I had a kid working and Dave Navarro comes in. Dave Navarro’s great and he’s just like such a handful of fun. And it was funny because that’s Dave Navarro from Jane’s Addiction, alright? It’s fucking Dave Navarro! Musician Dave Navarro. But this kid only knew him as Dave Navarro from Ink Master. How could you not know it’s fucking Dave Navarro? His reaction was even funnier. Meeting you is a pleasure. I just like meeting people. I’d like to meet Joseph Gordon-Levitt, I’ll say it twice. I don’t know why, but he looks like a very interesting person and a character that walks to the beat of his own drummer.

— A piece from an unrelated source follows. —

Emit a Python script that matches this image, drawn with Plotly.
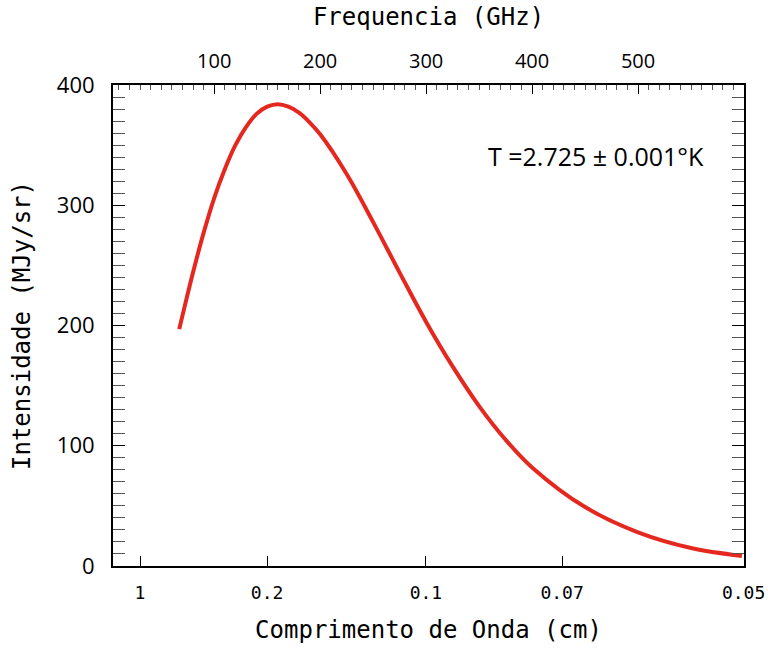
import plotly.graph_objects as go

# Frequency (GHz) and intensity (MJy/sr)
freq_ghz = [67, 70, 80, 90, 100, 110, 120, 130, 140, 150, 160, 170, 180, 190, 200,
            225, 250, 275, 300, 325, 350, 375, 400, 450, 500, 550, 598]
intensity = [197, 208, 244, 277, 306, 330, 350, 365, 376, 382, 384, 382, 377, 369, 359,
             326, 286, 244, 203, 166, 133, 105, 82, 49, 28, 15, 8.4]

wavelength_ticks = [1, 0.2, 0.1, 0.07, 0.05]          # cm
wavelength_labels = ["1", "0.2", "0.1", "0.07", "0.05"]
freq_ticks = [100, 200, 300, 400, 500]
C_GHZ_CM = 29.98
wl_pos = [C_GHZ_CM / w for w in wavelength_ticks]

x_range = [4.5, 600]
y_range = [0, 400]

mono = "DejaVu Sans Mono"
sans = "Open Sans"

fig = go.Figure()
fig.add_trace(go.Scatter(x=freq_ghz, y=intensity, mode="lines",
                         line=dict(color="#e5281f", width=4, shape="spline"),
                         showlegend=False))
fig.add_trace(go.Scatter(x=freq_ghz, y=intensity, mode="lines", xaxis="x2",
                         line=dict(color="rgba(0,0,0,0)", width=0),
                         hoverinfo="skip", showlegend=False))

fig.update_layout(
    width=768, height=648,
    margin=dict(l=113, r=24, t=85, b=82),
    paper_bgcolor="white", plot_bgcolor="white",
    xaxis=dict(range=x_range, tickvals=wl_pos, ticktext=wavelength_labels,
               automargin=False,
               ticks="inside", ticklen=10, tickwidth=1, tickcolor="black",
               showline=True, linecolor="black", linewidth=2, mirror=False,
               showgrid=False, zeroline=False,
               tickfont=dict(family=mono, size=18, color="black"),
               ticklabelstandoff=9,
               title=dict(text="Comprimento de Onda (cm)",
                          font=dict(family=mono, size=24, color="black"),
                          standoff=20)),
    xaxis2=dict(range=x_range, overlaying="x", side="top", anchor="y",
                automargin=False,
                tickvals=freq_ticks, ticks="inside", ticklen=9, tickwidth=1,
                tickcolor="black",
                minor=dict(dtick=10, tick0=0, ticks="inside", ticklen=5,
                           tickcolor="#555555", tickwidth=1),
                showline=True, linecolor="black", linewidth=2,
                showgrid=False, zeroline=False,
                tickfont=dict(family=sans, size=20, color="black"),
                ticklabelstandoff=7,
                title=dict(text="Frequencia (GHz)",
                           font=dict(family=mono, size=24, color="black"),
                           standoff=15)),
    yaxis=dict(range=y_range, dtick=100, tick0=0, automargin=False,
               ticks="inside", ticklen=12, tickwidth=1, tickcolor="black",
               minor=dict(dtick=10, tick0=0, ticks="inside", ticklen=6,
                          tickcolor="#555555", tickwidth=1),
               showline=True, linecolor="black", linewidth=2, mirror="allticks",
               showgrid=False, zeroline=False,
               tickfont=dict(family=sans, size=22, color="black"),
               ticklabelstandoff=12,
               title=dict(text="Intensidade (MJy/sr)",
                          font=dict(family=mono, size=24, color="black"),
                          standoff=19)),
    annotations=[dict(x=460, y=341, xref="x", yref="y",
                      text="T =2.725 ± 0.001°K", showarrow=False,
                      font=dict(family=sans, size=25, color="black"))],
)

fig.write_html("out.html",
               config={"displayModeBar": False},
               post_script="document.body.style.margin='0';document.body.style.overflow='hidden';")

He’s got a little Iggy Pop in him. I never know who I want to meet until I meet them. I met Shaun White. I was like, “Oh my fucking God, you’re Shaun White!” Liv Tyler, I get a little smitten with. But I never know until I meet them. I don’t really want to meet anybody. It seems like too much work to want to meet somebody. I’ve got so much shit to do rather than think about who I want to meet. (laughs)
Alex Obert: So in closing, I’d like to thank you for your time for this great interview.
Jimmy Webb: Thank you.
Alex Obert: What do you have to say to those who want to go after their dreams and be who they truly are?
Jimmy Webb: You really want me to cry from the heart and the soul, right? Go for ’em. Never give up on your dream, ever, ever, ever, ever because dreams do come true. Sometimes, you don’t even know what your dream is, life gets so big and gives you so many amazing things, just never give up on your dreams. And don’t be afraid to get in the boat. When life sends a boat, get it. Go with it. But don’t give up on your dreams. Don’t let fear take it away or lack of faith or whatever. Believe in your dreams, dreams do come true. I have the best life ever. I piss, I moan, I grumble, I complain, I laugh, I cry, but you know what? I have the best life ever and I know it.